Process Transformation in 2026: Automation Is No Longer About Saving Costs. It's About Seeing What You Couldn't See Before.

Process Transformation in 2026: Automation Is No Longer About Saving Costs. It's About Seeing What You Couldn't See Before.
Photo by Paul Skorupskas / Unsplash

For years, automation meant taking a manual task and making a machine do it faster. In 2026, that game has changed. The new frontier isn't automating individual tasks — it's understanding entire processes end-to-end, spotting bottlenecks that humans can't see, and letting intelligent systems not just execute work but decide how to optimize it.

What We're Seeing

1. Process Mining Has Gone from Niche to Essential

The trend: Process mining — technology that analyzes your systems' event logs to show how work actually flows through your organization — has matured rapidly. AIMultiple reports that the top priorities are process transparency (51%), process monitoring (41%), and identifying automation opportunities (38%). The shift is from static reporting to real-time intelligence that continuously monitors operations.

What it means for your business: A logistics company used process mining on their order-to-delivery flow and discovered that 22% of orders went through an unnecessary approval step that added two days to delivery time. Nobody knew — the process had evolved organically over years. Removing that one step improved delivery times and customer satisfaction without any new technology investment.

Industry example: An insurance company applied process mining to claims handling and found that 35% of claims were being touched by five or more people before resolution — not because of complexity, but because of unclear routing rules. Fixing the routing reduced average handling time by 40%.

What happens if you wait: Your processes accumulate invisible inefficiencies. Your team knows "things take too long" but can't pinpoint why. Your competitors who use process intelligence will operate faster at lower cost.

2. Intelligent Automation Is Replacing the "Automate Everything" Approach

The trend: The early promise of robotic process automation (RPA) was "automate everything." The reality was messier: 2AM Tech reports that 90% of executives still see gaps in their automation maturity. The 2026 shift is toward intelligent automation — combining AI, process mining, and workflow tools to automate the right things. The PEX Report finds that 40% of organizations now use AI agents to support transformation, with 59% planning investment.

What it means for your business: Instead of automating 50 simple tasks, companies are identifying 5 high-impact processes and automating them intelligently — with AI handling exceptions that previously required human intervention.
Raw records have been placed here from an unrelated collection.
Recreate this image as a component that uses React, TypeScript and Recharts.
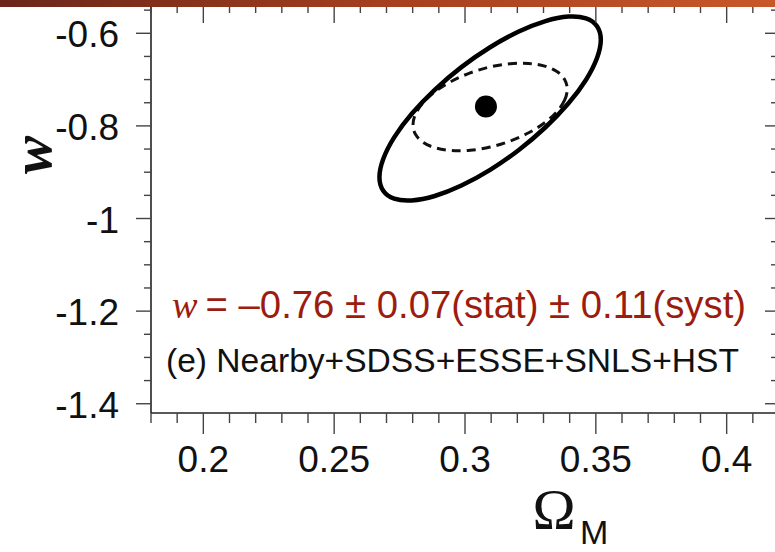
import React from 'react';
import { ComposedChart, Line, Scatter, XAxis, YAxis } from 'recharts';

// ---- data ----
const solidOmega = [0.3524, 0.3509, 0.3467, 0.3399, 0.3310, 0.3207, 0.3096, 0.2985, 0.2882, 0.2793, 0.2725, 0.2683, 0.2668, 0.2683, 0.2725, 0.2793, 0.2882, 0.2985, 0.3096, 0.3207, 0.3310, 0.3399, 0.3467, 0.3509];
const solidW = [-0.6124, -0.6522, -0.6995, -0.7510, -0.8034, -0.8530, -0.8964, -0.9307, -0.9535, -0.9633, -0.9594, -0.9421, -0.9126, -0.8728, -0.8255, -0.7740, -0.7216, -0.6720, -0.6286, -0.5943, -0.5715, -0.5617, -0.5656, -0.5829];
const dashedOmega = [0.3394, 0.3384, 0.3354, 0.3307, 0.3245, 0.3173, 0.3096, 0.3019, 0.2947, 0.2885, 0.2838, 0.2808, 0.2798, 0.2808, 0.2838, 0.2885, 0.2947, 0.3019, 0.3096, 0.3173, 0.3245, 0.3307, 0.3354, 0.3384];
const dashedW = [-0.7203, -0.7443, -0.7693, -0.7936, -0.8155, -0.8337, -0.8467, -0.8538, -0.8544, -0.8486, -0.8366, -0.8194, -0.7981, -0.7741, -0.7491, -0.7248, -0.7029, -0.6847, -0.6717, -0.6646, -0.6640, -0.6698, -0.6818, -0.6990];
const bestFitOmega = [0.308];
const bestFitW = [-0.758];

const xTicks = [0.18, 0.19, 0.2, 0.21, 0.22, 0.23, 0.24, 0.25, 0.26, 0.27, 0.28, 0.29, 0.3, 0.31, 0.32, 0.33, 0.34, 0.35, 0.36, 0.37, 0.38, 0.39, 0.4, 0.41, 0.42];
const xMajorTicks = [0.2, 0.25, 0.3, 0.35, 0.4];
const yTicks = [-1.4, -1.35, -1.3, -1.25, -1.2, -1.15, -1.1, -1.05, -1, -0.95, -0.9, -0.85, -0.8, -0.75, -0.7, -0.65, -0.6, -0.55];
const yMajorTicks = [-1.4, -1.2, -1, -0.8, -0.6];

const xDomain = [0.18, 0.42];
const yDomain = [-1.42, -0.54];

const annotationText = '= –0.76 ± 0.07(stat) ± 0.11(syst)';
const sampleText = '(e) Nearby+SDSS+ESSE+SNLS+HST';

// ---- built tables ----
const solidData = solidOmega.map((x, i) => ({ x, y: solidW[i] }));
const dashedData = dashedOmega.map((x, i) => ({ x, y: dashedW[i] }));
const bestFitData = bestFitOmega.map((x, i) => ({ x, y: bestFitW[i] }));

const SANS = '"Liberation Sans", Arial, Helvetica, sans-serif';
const SERIF = '"Liberation Serif", "Times New Roman", serif';
const TICK = '#444';

const isMajor = (list: number[], v: number) => list.some((m) => Math.abs(m - v) < 1e-6);

const BottomTick = (p: any) => {
  const { x, y, payload } = p;
  const major = isMajor(xMajorTicks, payload.value);
  return (
    <g>
      <line x1={x} x2={x} y1={y} y2={y + (major ? 21 : 10)} stroke={TICK} strokeWidth={1.4} />
      {major && (
        <text x={x} y={y + 59} textAnchor="middle" fontFamily={SANS} fontSize={37} fill="#111">
          {String(payload.value)}
        </text>
      )}
    </g>
  );
};

const TopTick = (p: any) => {
  const { x, y, payload } = p;
  const major = isMajor(xMajorTicks, payload.value);
  return <line x1={x} x2={x} y1={y} y2={y + (major ? 17.5 : 7.5)} stroke={TICK} strokeWidth={1.4} />;
};

const LeftTick = (p: any) => {
  const { x, y, payload } = p;
  const major = isMajor(yMajorTicks, payload.value);
  return (
    <g>
      <line x1={x - (major ? 15 : 7)} x2={x} y1={y} y2={y} stroke={TICK} strokeWidth={1.4} />
      {major && (
        <text x={x - 32} y={y + 14} textAnchor="end" fontFamily={SANS} fontSize={37} fill="#111">
          {String(payload.value)}
        </text>
      )}
    </g>
  );
};

const RightTick = (p: any) => {
  const { x, y, payload } = p;
  const major = isMajor(yMajorTicks, payload.value);
  return <line x1={x - (major ? 14 : 8)} x2={x} y1={y} y2={y} stroke={TICK} strokeWidth={1.4} />;
};

const axisLine = { stroke: '#222', strokeWidth: 1.6 };

export default function App() {
  return (
    <div style={{ position: 'absolute', left: 0, top: 0, width: 775, height: 552, overflow: 'hidden', background: '#fff' }}>
      <ComposedChart width={800} height={552} margin={{ top: 4.5, right: 20, bottom: 0, left: 0 }}>
        <XAxis xAxisId="b" type="number" dataKey="x" domain={xDomain} ticks={xTicks} interval={0} allowDataOverflow
          height={139} tickSize={0} tickMargin={0} tickLine={false} axisLine={axisLine} tick={BottomTick} />
        <XAxis xAxisId="t" orientation="top" type="number" dataKey="x" domain={xDomain} ticks={xTicks} interval={0} allowDataOverflow
          height={1} tickSize={0} tickMargin={0} tickLine={false} axisLine={axisLine} tick={TopTick} />
        <YAxis yAxisId="l" type="number" dataKey="y" domain={yDomain} ticks={yTicks} interval={0} allowDataOverflow
          width={151} tickSize={0} tickMargin={0} tickLine={false} axisLine={axisLine} tick={LeftTick} />
        <YAxis yAxisId="r" orientation="right" type="number" dataKey="y" domain={yDomain} ticks={yTicks} interval={0} allowDataOverflow
          width={1} tickSize={0} tickMargin={0} tickLine={false} axisLine={axisLine} tick={RightTick} />
        <Line xAxisId="b" yAxisId="l" data={dashedData} dataKey="y" type="basisClosed" stroke="#111" strokeWidth={3}
          strokeDasharray="9 6" dot={false} activeDot={false} isAnimationActive={false} />
        <Line xAxisId="b" yAxisId="l" data={solidData} dataKey="y" type="basisClosed" stroke="#000" strokeWidth={4.5}
          dot={false} activeDot={false} isAnimationActive={false} />
        <Scatter xAxisId="b" yAxisId="l" data={bestFitData} isAnimationActive={false}
          shape={(s: any) => <circle cx={s.cx} cy={s.cy} r={11} fill="#000" />} />
      </ComposedChart>
      <svg width={775} height={552} style={{ position: 'absolute', left: 0, top: 0, pointerEvents: 'none' }}>
        <defs>
          <linearGradient id="bar" x1="0" x2="1" y1="0" y2="0">
            <stop offset="0" stopColor="#6a2619" />
            <stop offset="0.5" stopColor="#a53f1f" />
            <stop offset="1" stopColor="#c8582a" />
          </linearGradient>
        </defs>
        <rect x={0} y={0} width={775} height={7} fill="url(#bar)" />
        <text x={51} y={155} transform="rotate(-90, 51, 155)" textAnchor="middle" fontFamily={SERIF}
          fontStyle="italic" fontWeight="bold" fontSize={57} fill="#111">w</text>
        <text x={554} y={529} textAnchor="middle" fontFamily={SERIF} fontSize={58} fill="#111">Ω</text>
        <text x={580} y={544} fontFamily={SANS} fontSize={34} fill="#111">M</text>
        <text x={172} y={318} fill="#9c1c0e" fontSize={38.3}>
          <tspan fontFamily={SERIF} fontStyle="italic">w</tspan>
          <tspan fontFamily={SANS} dx={8}>{annotationText}</tspan>
        </text>
        <text x={166} y={372} fontFamily={SANS} fontSize={33.6} fill="#111">{sampleText}</text>
      </svg>
    </div>
  );
}
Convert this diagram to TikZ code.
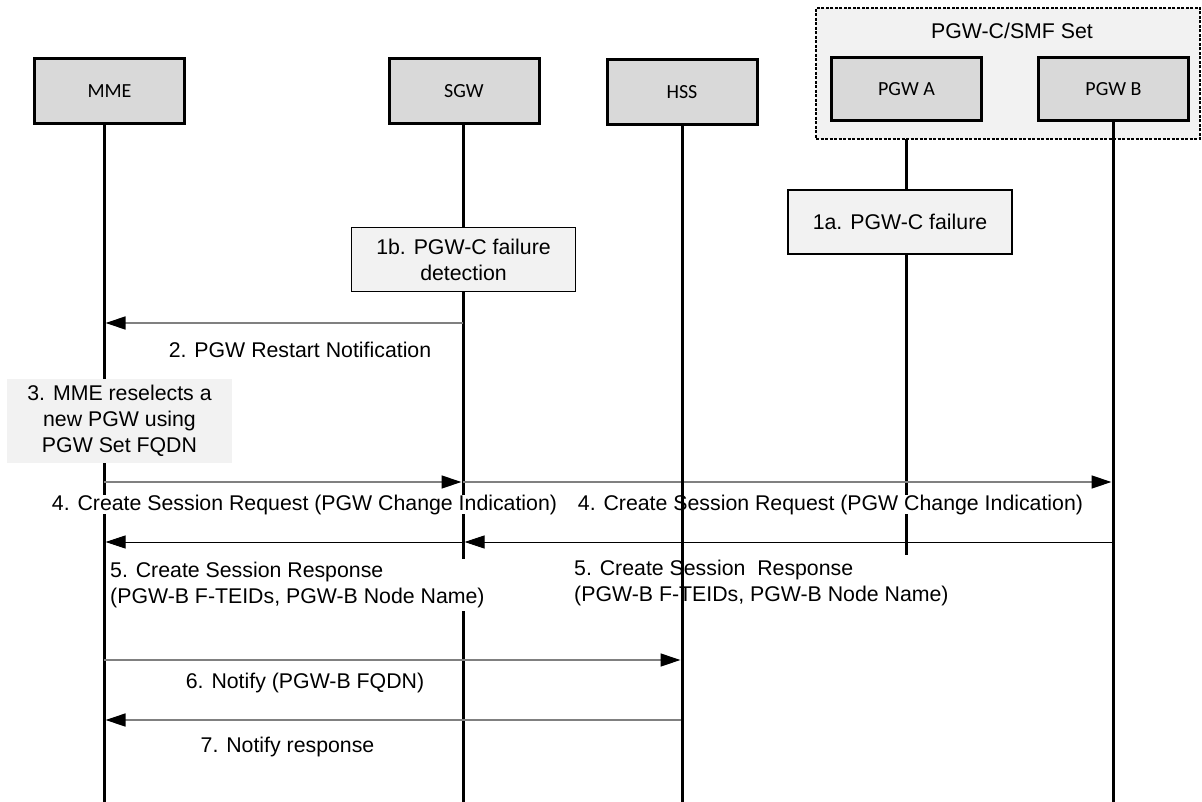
\documentclass[tikz,border=0pt]{standalone}
\usepackage{fontspec}
\setmainfont{Liberation Sans}
\newfontfamily\hdrfont{Carlito}
\usetikzlibrary{arrows.meta}
\definecolor{hdrfill}{HTML}{D9D9D9}
\definecolor{boxfill}{HTML}{F2F2F2}
\definecolor{msgline}{HTML}{808080}
\begin{document}
\begin{tikzpicture}[x=1pt,y=-1pt,
  txt/.style={font=\fontsize{21.3}{26}\selectfont},
  hdr/.style={draw, line width=3pt, fill=hdrfill, minimum width=150pt, minimum height=65pt, inner sep=0pt, font=\hdrfont\fontsize{20}{24}\selectfont},
  setbox/.style={draw, line width=1.3pt, dash pattern=on 3pt off 1.5pt, fill=boxfill, minimum width=384pt, minimum height=131pt, inner sep=0pt},
  stepbox/.style={draw, line width=1.6pt, fill=boxfill, minimum width=224pt, minimum height=64pt, inner sep=0pt, align=center, txt},
  notebox/.style={fill=boxfill, minimum width=225pt, minimum height=84pt, inner sep=0pt, align=center, txt},
  life/.style={line width=3pt},
  msg/.style={draw=msgline, line width=1.3pt, -{Triangle[length=20pt,width=13pt,color=black]}, shorten >=1.5pt},
  msgb/.style={draw=black, line width=1pt, -{Triangle[length=20pt,width=13pt,color=black]}, shorten >=1.5pt},
  lbl/.style={txt, inner sep=0pt},
  wlbl/.style={txt, inner sep=0pt, fill=white}
]
\useasboundingbox (0,0) rectangle (1202,802);

% PGW set
\node[setbox] (set) at (1008,73.5) {};
\node[txt, anchor=base] (setlbl) at (1012,39) {PGW-C/SMF Set};

% lifeline coordinates
\coordinate (mmetop) at (104,125);
\coordinate (mmebot) at (104,802);
\coordinate (sgwtop) at (463,125);
\coordinate (sgwbot) at (463,802);
\coordinate (hsstop) at (682,126);
\coordinate (hssbot) at (682,802);
\coordinate (pgwatop) at (906,139);
\coordinate (pgwabot) at (906,555);
\coordinate (pgwbtop) at (1113,122);
\coordinate (pgwbbot) at (1113,802);

\draw[life] (mmetop) -- (mmebot);
\draw[life] (sgwtop) -- (sgwbot);
\draw[life] (pgwatop) -- (pgwabot);

% headers
\node[hdr] (mme) at (109.5,91) {MME};
\node[hdr] (sgw) at (464,91) {SGW};
\node[hdr] (hss) at (682,92.5) {HSS};
\node[hdr, minimum height=63pt] (pgwa) at (906.5,89) {PGW A};
\node[hdr, minimum height=63pt] (pgwb) at (1113.5,89) {PGW B};

% step boxes
\node[stepbox] (s1a) at (900,222) {1a. PGW-C failure};
\node[stepbox] (s1b) at (463.5,259.5) {1b. PGW-C failure\\detection};
\node[notebox] (s3) at (119.5,421) {3. MME reselects a\\new PGW using\\PGW Set FQDN};

% message coordinates
\coordinate (sgw2) at (463,323);
\coordinate (mme2) at (104,323);
\coordinate (mme4) at (104,482);
\coordinate (sgw4) at (463,482);
\coordinate (pgwb4) at (1113,482);
\coordinate (pgwb5) at (1113,542);
\coordinate (sgw5) at (463,542);
\coordinate (mme5) at (104,542);
\coordinate (mme6) at (104,660);
\coordinate (hss6) at (682,660);
\coordinate (hss7) at (682,720);
\coordinate (mme7) at (104,720);

\draw[msg] (sgw2) -- (mme2);
\draw[msg] (mme4) -- (sgw4);
\draw[msg] (sgw4) -- (pgwb4);
\draw[msgb] (pgwb5) -- (sgw5);
\draw[msgb] (sgw5) -- (mme5);
\draw[msg] (mme6) -- (hss6);
\draw[msg] (hss7) -- (mme7);

% labels
\node[lbl, anchor=base] (l2) at (300,357) {2. PGW Restart Notification};
\node[wlbl, anchor=base] (l4a) at (304.5,510) {4. Create Session Request (PGW Change Indication)};
\node[wlbl, anchor=base] (l4b) at (830.5,510) {4. Create Session Request (PGW Change Indication)};
\node[wlbl, anchor=base west] (l5a) at (110,577) {\begin{tabular}[t]{@{}l@{}}5. Create Session Response\\(PGW-B F-TEIDs, PGW-B Node Name)\end{tabular}};
\node[lbl, anchor=base west] (l5b) at (574,575) {\begin{tabular}[t]{@{}l@{}}5. Create Session~ Response\\(PGW-B F-TEIDs, PGW-B Node Name)\end{tabular}};
\node[lbl, anchor=base] (l6) at (305,688) {6. Notify (PGW-B FQDN)};
\node[lbl, anchor=base] (l7) at (287.5,752) {7. Notify response};

% lifelines drawn over labels
\draw[life] (hsstop) -- (hssbot);
\draw[life] (pgwbtop) -- (pgwbbot);
\end{tikzpicture}
\end{document}
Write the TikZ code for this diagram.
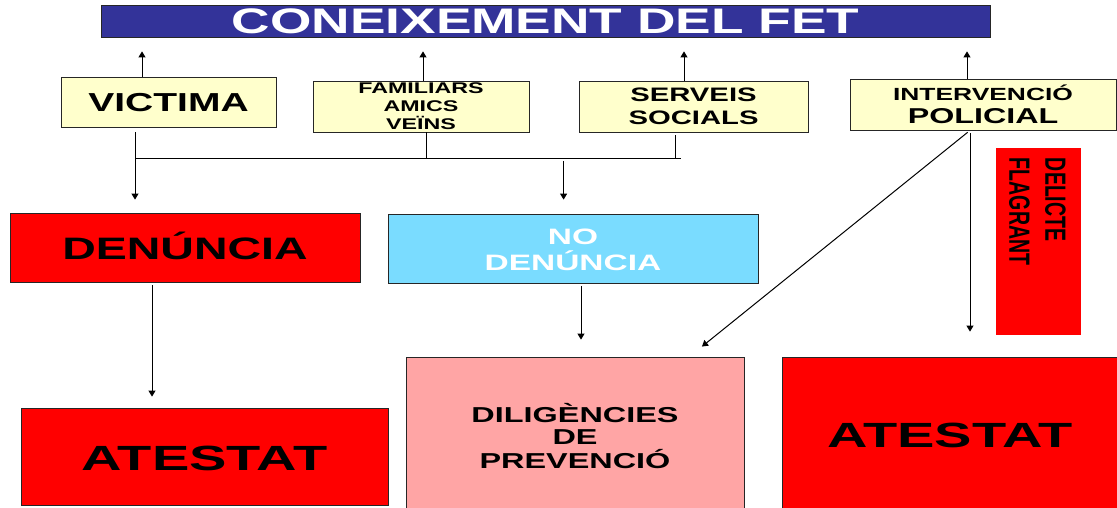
\documentclass[tikz,border=0pt]{standalone}
\usepackage{fontspec}
\setmainfont{Liberation Sans}
\usetikzlibrary{arrows.meta}
\definecolor{titleblue}{HTML}{333399}
\definecolor{paleyellow}{HTML}{FFFFCC}
\definecolor{skyblue}{HTML}{7ADCFF}
\definecolor{rosepink}{HTML}{FFA5A5}
\definecolor{boxred}{HTML}{FF0000}
\newcommand{\hs}[1]{\scalebox{1.5}[1]{#1}}
\newcommand{\hsw}[1]{\scalebox{1.6}[1]{#1}}
\newcommand{\fsz}[2]{\fontsize{#1}{#2}\selectfont}
\begin{document}
\begin{tikzpicture}[x=1pt,y=-1pt,
  box/.style={draw=black!85, line width=0.8pt, inner sep=0pt, font=\bfseries, text depth=0pt},
  conn/.style={line width=1pt, black},
  arr/.style={conn, -{Triangle[width=7pt,length=6pt]}}]
\useasboundingbox (0,0) rectangle (1117,508);
\clip (0,0) rectangle (1117,508);

\node[box, fill=titleblue, text=white, minimum width=889pt, minimum height=32pt, text height=25.5pt] (title) at (545.5,21) {\hs{\fsz{35.5}{40}CONEIXEMENT DEL FET}};

\node[box, fill=paleyellow, minimum width=215pt, minimum height=50pt, text height=18.7pt] (vic) at (168.5,102) {\hs{\fsz{26}{30}VICTIMA}};
\node[box, fill=paleyellow, minimum width=216pt, minimum height=51pt, text height=47pt] (fam) at (421,106.5) {\hs{\fsz{15.5}{18}\begin{tabular}[b]{@{}c@{}}FAMILIARS\\AMICS\\VEÏNS\end{tabular}}};
\node[box, fill=paleyellow, minimum width=229pt, minimum height=51pt, text height=37pt] (serv) at (693.5,106.5) {\hs{\fsz{19.5}{23}\begin{tabular}[b]{@{}c@{}}SERVEIS\\SOCIALS\end{tabular}}};
\node[box, fill=paleyellow, minimum width=266pt, minimum height=51pt, text height=38.5pt] (pol) at (983,104.5) {\hs{\fsz{17.6}{23}\begin{tabular}[b]{@{}c@{}}INTERVENCIÓ\\\fsz{21.5}{23}POLICIAL\end{tabular}}};

\node[box, fill=boxred, minimum width=350pt, minimum height=69pt, text height=24.3pt] (den) at (185,247.5) {\hs{\fsz{31}{36}DENÚNCIA}};
\node[box, fill=skyblue, text=white, minimum width=370pt, minimum height=69pt, text height=44.8pt] (noden) at (573,248.5) {\hs{\fsz{22.3}{27}\begin{tabular}[b]{@{}c@{}}NO\\[-1pt]DENÚNCIA\end{tabular}}};

\node[box, fill=boxred, minimum width=367pt, minimum height=97pt, text height=27.2pt] (aleft) at (204.5,456.5) {\hsw{\fsz{35}{40}ATESTAT}};
\node[box, fill=rosepink, minimum width=338pt, minimum height=162pt, text height=60.5pt] (dil) at (575,438) {\hs{\fsz{21.6}{22}\begin{tabular}[b]{@{}c@{}}DILIGÈNCIES\\DE\\[-2pt]PREVENCIÓ\end{tabular}}};
\node[box, fill=boxred, minimum width=336pt, minimum height=155pt, text height=25.2pt] (aright) at (950,434.5) {\hsw{\fsz{35}{40}ATESTAT}};

\node[fill=boxred, inner sep=0pt, minimum width=85pt, minimum height=187pt, text height=0pt, text depth=167pt, font=\bfseries] (flag) at (1038.5,241.5) {\hspace*{-8pt}\hs{\rotatebox{-90}{\fsz{19.5}{24}\begin{tabular}[b]{@{}l@{}}DELICTE\\FLAGRANT\end{tabular}}}};

% arrows up to the title
\draw[arr, shorten >=14pt] (vic.north -| 142,0) -- (title.south -| 142,0);
\draw[arr, shorten >=14pt] (fam.north -| 423,0) -- (title.south -| 423,0);
\draw[arr, shorten >=14pt] (serv.north -| 684,0) -- (title.south -| 684,0);
\draw[arr, shorten >=14pt] (pol.north -| 967,0) -- (title.south -| 967,0);

% collecting bus
\coordinate (busL) at (135,159);
\coordinate (busR) at (681,159);
\draw[conn] (busL) -- (busR);
\draw[arr, shorten <=5pt, shorten >=13pt] (vic.south -| busL) -- (den.north -| busL);
\draw[conn] (fam.south -| 426.5,0) -- (busL -| 426.5,0);
\draw[conn, shorten <=3pt] (serv.south -| 675,0) -- (busL -| 675,0);
\draw[arr, shorten <=2pt, shorten >=14pt] (busL -| 563.6,0) -- (noden.north -| 563.6,0);

% lower arrows
\draw[arr, shorten <=3pt, shorten >=11pt] (den.south -| 152,0) -- (aleft.north -| 152,0);
\draw[arr, shorten <=3pt, shorten >=17pt] (noden.south -| 581,0) -- (dil.north -| 581,0);
\draw[arr, shorten <=3pt, shorten >=16pt] (pol.south -| 970,0) -- (dil.north -| 689.5,0);
\draw[arr, shorten <=3pt, shorten >=25pt] (pol.south -| 970,0) -- (aright.north -| 970,0);
\end{tikzpicture}
\end{document}
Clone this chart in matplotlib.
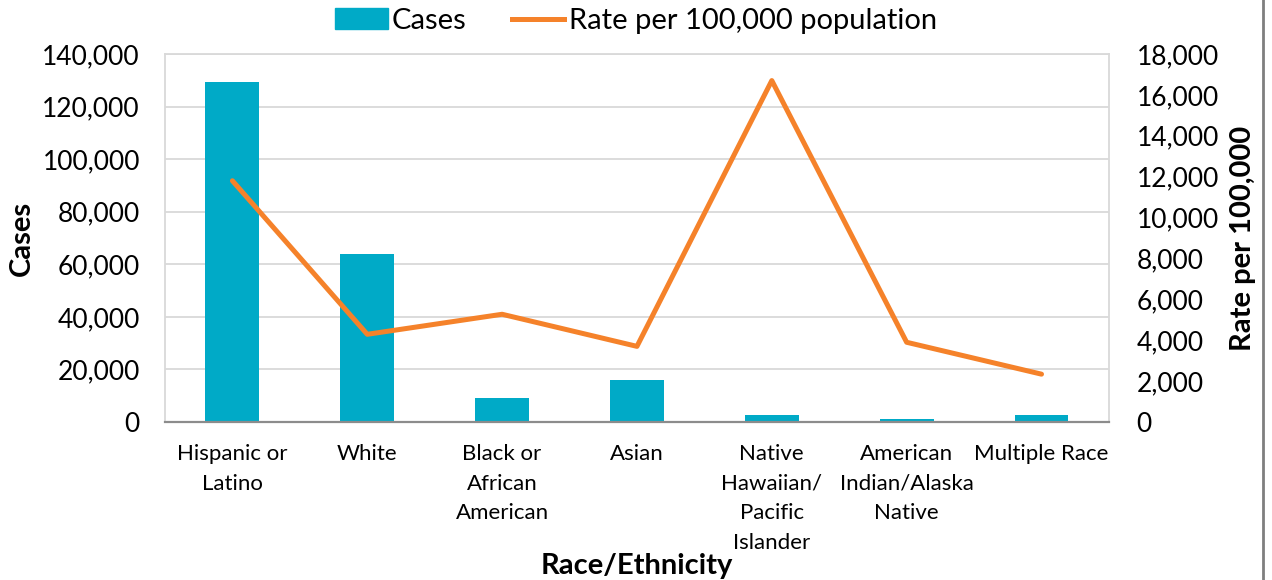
import numpy as np
import matplotlib.pyplot as plt
from matplotlib.ticker import FuncFormatter, MultipleLocator
from matplotlib.lines import Line2D

plt.rcParams['font.family'] = ['Lato', 'DejaVu Sans']

categories = ["Hispanic or\nLatino", "White", "Black or\nAfrican\nAmerican", "Asian",
              "Native\nHawaiian/\nPacific\nIslander", "American\nIndian/Alaska\nNative",
              "Multiple Race"]
cases = [129200, 64100, 9100, 15900, 2600, 1000, 2700]
rate = [11800, 4290, 5270, 3700, 16700, 3900, 2340]

bar_color = '#00AAC7'
line_color = '#F5822A'

fig = plt.figure(figsize=(12.72, 5.8), dpi=100)
ax = fig.add_axes([0.1297, 0.2724, 0.7421, 0.6345])
x = np.arange(len(categories))

ax.bar(x, cases, width=0.4, color=bar_color, label='Cases', zorder=2)
ax.set_ylim(0, 140000)
ax.set_xlim(-0.5, len(categories) - 0.5)
ax.yaxis.set_major_locator(MultipleLocator(20000))
ax.yaxis.set_major_formatter(FuncFormatter(lambda v, p: f"{int(v):,}"))
ax.grid(axis='y', color='#d9d9d9', linewidth=1.3, zorder=0)
ax.set_xticks(x)
ax.set_xticklabels(categories, fontsize=16, linespacing=1.6, va='top')
ax.tick_params(axis='x', length=0, pad=16)
ax.tick_params(axis='y', length=0, labelsize=19, pad=18)
for s in ['top', 'left', 'right']:
    ax.spines[s].set_color('#d9d9d9')
    ax.spines[s].set_linewidth(1.3)
ax.spines['bottom'].set_color('#8c8c8c')
ax.spines['bottom'].set_linewidth(1.6)
ax.set_ylabel('Cases', fontsize=21, fontweight='bold', va='center')
ax.yaxis.set_label_coords(-0.1515, 0.5)
ax.set_xlabel('Race/Ethnicity', fontsize=21, fontweight='bold', va='center')
ax.xaxis.set_label_coords(0.5, -0.392)

ax2 = ax.twinx()
ax2.plot(x, rate, color=line_color, linewidth=3.6, solid_capstyle='round',
         label='Rate per 100,000 population', zorder=3)
ax2.set_ylim(0, 18000)
ax2.yaxis.set_major_locator(MultipleLocator(2000))
ax2.yaxis.set_major_formatter(FuncFormatter(lambda v, p: f"{int(v):,}"))
ax2.tick_params(axis='y', length=0, labelsize=19, pad=20)
for s in ax2.spines.values():
    s.set_visible(False)
ax2.set_ylabel('Rate per 100,000', fontsize=21, fontweight='bold', va='center')
ax2.yaxis.set_label_coords(1.142, 0.5)

handles = [plt.Rectangle((0, 0), 1, 1, color=bar_color),
           Line2D([0], [0], color=line_color, linewidth=3.6)]
fig.legend(handles, ['Cases', 'Rate per 100,000 population'], loc='center',
           bbox_to_anchor=(0.5, 0.964), ncol=2, frameon=False, fontsize=21,
           handlelength=1.8, handletextpad=0.15, columnspacing=1.55)

fig.add_artist(Line2D([0.993, 0.993], [0, 1], color='#7f7f7f', linewidth=2,
                      transform=fig.transFigure))

fig.savefig('out.png', dpi=100)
A consumer goods company automated their returns process end-to-end: the AI classifies the return reason, decides the refund or replacement path, generates the shipping label, and only escalates truly unusual cases. Cost per return dropped by 60%.

What happens if you wait: Core automation brings 20-30% cost relief. Intelligent automation that prevents errors can cut expenses by up to 70%. Every month you delay, that gap between you and your automated competitors widens.

3. Change Management Remains the #1 Reason Transformations Fail

The trend: Cflow reports that weak change management is the top reason automation efforts fall short, affecting 35% of projects. Other major reasons: insufficient training (31%), choosing the wrong processes (28%), and overly optimistic timelines (24%). Technology isn't the bottleneck — people are.

What it means for your business: A manufacturing company invested heavily in automating their production planning process. The technology worked perfectly. Nobody used it — because the planning team wasn't involved in the design and didn't trust the output. They went back to spreadsheets. Six months and significant investment wasted.

What happens if you wait: Actually, waiting on change management is the right approach — but not waiting to start. It means investing in people from day one of any automation initiative, not bolting on "training" at the end.

How This Connects to Your Business

  1. Map before you automate. Before investing in any automation tool, understand how your processes actually work today — not how they're documented, but how they really flow. Process mining is the fastest path to that understanding.
  2. Pick impact over volume. Don't automate 50 tasks. Find the 3-5 processes that cost you the most time, money, or customer satisfaction — and automate those intelligently.
  3. Budget 40% for people. If your automation budget is 100% technology, you'll get 30% of the results. Invest in training, communication, and involving the people who do the work today in designing the automated version.